We traveled this weekend to see my in-laws. I was looking forward to it for many reasons. One was that I had planned a morning out for myself. The activity: shopping! Where we live, Wal-Mart is the main store, so to go where there are countless stores and several malls, usually there are a few errands to run. Now, I wasn't going to go crazy - an hour or two of shopping is my limit before getting tired. I was simply going to pick up something for Sweet Girl at Babies R Us, return, buy diapers and browse at Target, and then to the mall to hit some favorite stores to look for bargains.
Whenever I go to a mall, I am always reminded of what our culture is really about. I guess I'm a bit sheltered since I don't watch tv, my family and friends have the same values, and I don't go many places outside of the library and grocery store. By the time I'm done, I have a bit of a culture shock and feel the need to debrief in silence. The music, the people... all the stuff.

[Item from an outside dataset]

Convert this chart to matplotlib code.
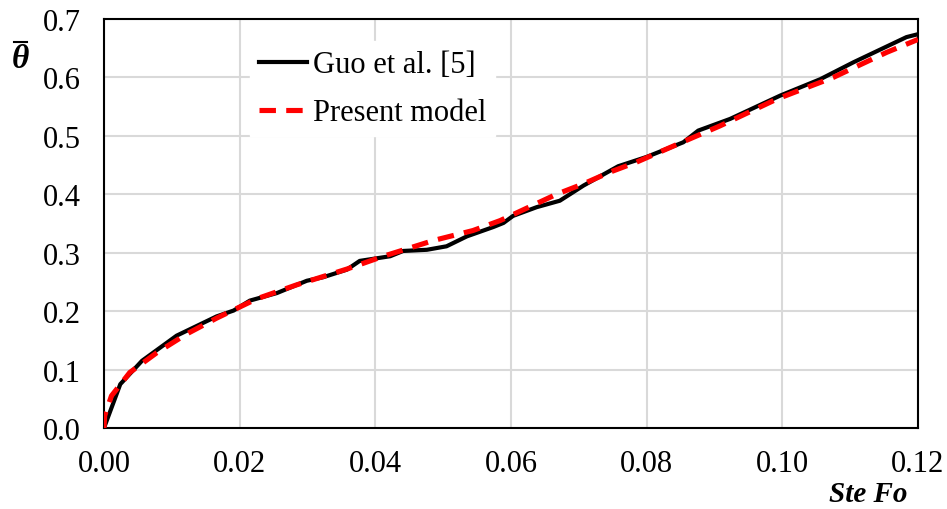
import numpy as np
import matplotlib.pyplot as plt
from matplotlib.lines import Line2D

plt.rcParams['font.family'] = ['Liberation Serif', 'DejaVu Serif']

# Guo et al. [5] (black solid)
guo_x = [0.0, 0.0024, 0.0056, 0.0107, 0.0166, 0.0191, 0.0215, 0.0255, 0.0299,
         0.0323, 0.0358, 0.0377, 0.0422, 0.0441, 0.0476, 0.0505, 0.0535, 0.0574,
         0.0589, 0.0603, 0.0638, 0.0672, 0.0707, 0.0758, 0.0800, 0.0854, 0.0876,
         0.0923, 0.0997, 0.1056, 0.1105, 0.1183, 0.1200]
guo_y = [0.0, 0.075, 0.115, 0.158, 0.191, 0.201, 0.218, 0.231, 0.252,
         0.258, 0.271, 0.286, 0.294, 0.303, 0.305, 0.311, 0.328, 0.344,
         0.351, 0.363, 0.378, 0.389, 0.415, 0.448, 0.464, 0.489, 0.509,
         0.529, 0.569, 0.597, 0.626, 0.669, 0.674]

# Present model (red dashed)
model_x = [0.0, 0.0001, 0.0011, 0.0038, 0.0078, 0.0122, 0.0166, 0.0225, 0.0284,
           0.0358, 0.0412, 0.0486, 0.0544, 0.0584, 0.0667, 0.0707, 0.0746,
           0.0785, 0.0864, 0.0908, 0.0992, 0.1075, 0.1154, 0.1200]
model_y = [0.0, 0.021, 0.055, 0.095, 0.129, 0.161, 0.188, 0.221, 0.245,
           0.272, 0.294, 0.321, 0.338, 0.355, 0.400, 0.418, 0.438,
           0.455, 0.495, 0.517, 0.563, 0.600, 0.643, 0.665]

xticks = [0.00, 0.02, 0.04, 0.06, 0.08, 0.10, 0.12]
yticks = [0.0, 0.1, 0.2, 0.3, 0.4, 0.5, 0.6, 0.7]

fig = plt.figure(figsize=(9.47, 5.10), dpi=100)
ax = fig.add_axes([104 / 947, 1 - 429 / 510, 814 / 947, 409 / 510])

ax.plot(guo_x, guo_y, color='black', lw=3, label='Guo et al. [5]', zorder=3)
ax.plot(model_x, model_y, color='red', lw=3.7, ls=(0, (3.2, 2)),
        label='Present model', zorder=4)

ax.set_xlim(0, 0.12)
ax.set_ylim(0, 0.7)
ax.set_xticks(xticks)
ax.set_yticks(yticks)
ax.set_xticklabels([f'{v:.2f}' for v in xticks])
ax.set_yticklabels([f'{v:.1f}' for v in yticks])
ax.tick_params(length=0, labelsize=22, colors='black')
ax.tick_params(axis='x', pad=15)
ax.tick_params(axis='y', pad=17)
ax.grid(True, color='#d9d9d9', lw=1.5)
ax.set_axisbelow(True)
for s in ax.spines.values():
    s.set_color('black')
    s.set_linewidth(1.5)

leg = ax.legend(loc='upper left', bbox_to_anchor=(0.179, 0.946), fontsize=22,
                frameon=True, fancybox=False, framealpha=1, edgecolor='white',
                handlelength=1.57, handletextpad=0.2, labelspacing=0.62,
                borderpad=0.3, borderaxespad=0)

fig.text(868 / 947, 1 - 495 / 510, 'Ste Fo', fontsize=21, fontweight='bold',
         style='italic', ha='center', va='center')
fig.text(20 / 947, 1 - 60 / 510, 'θ', fontsize=24, fontweight='bold',
         style='italic', ha='center', va='center')
fig.add_artist(Line2D([14 / 947, 27 / 947], [1 - 43 / 510, 1 - 43 / 510],
                      color='black', lw=1.5, transform=fig.transFigure))

fig.savefig('out.png', dpi=100)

I surely saw plenty that I wanted. I was happy to purchase a few things I had on my list (to keep me on track) and that they were great prices. Of course, I could have pined about what I couldn't buy, but I didn't let myself go down that road. Still, I remembered what that felt like, and I remembered how easy it is to be jealous of those who seem to have everything they want, buy whatever they want. On my drive home, I noticed it was so close to Sweet Girls nap time, and I was sad I had taken up so much of the morning. I missed her yet I would need to put her down shortly after I got home.
And as I did, holding her in my arms, nursing her to sleep, I was so very thankful that although I couldn't come home with all that I "wanted", I did come home to all that I needed and that which truly makes one happy.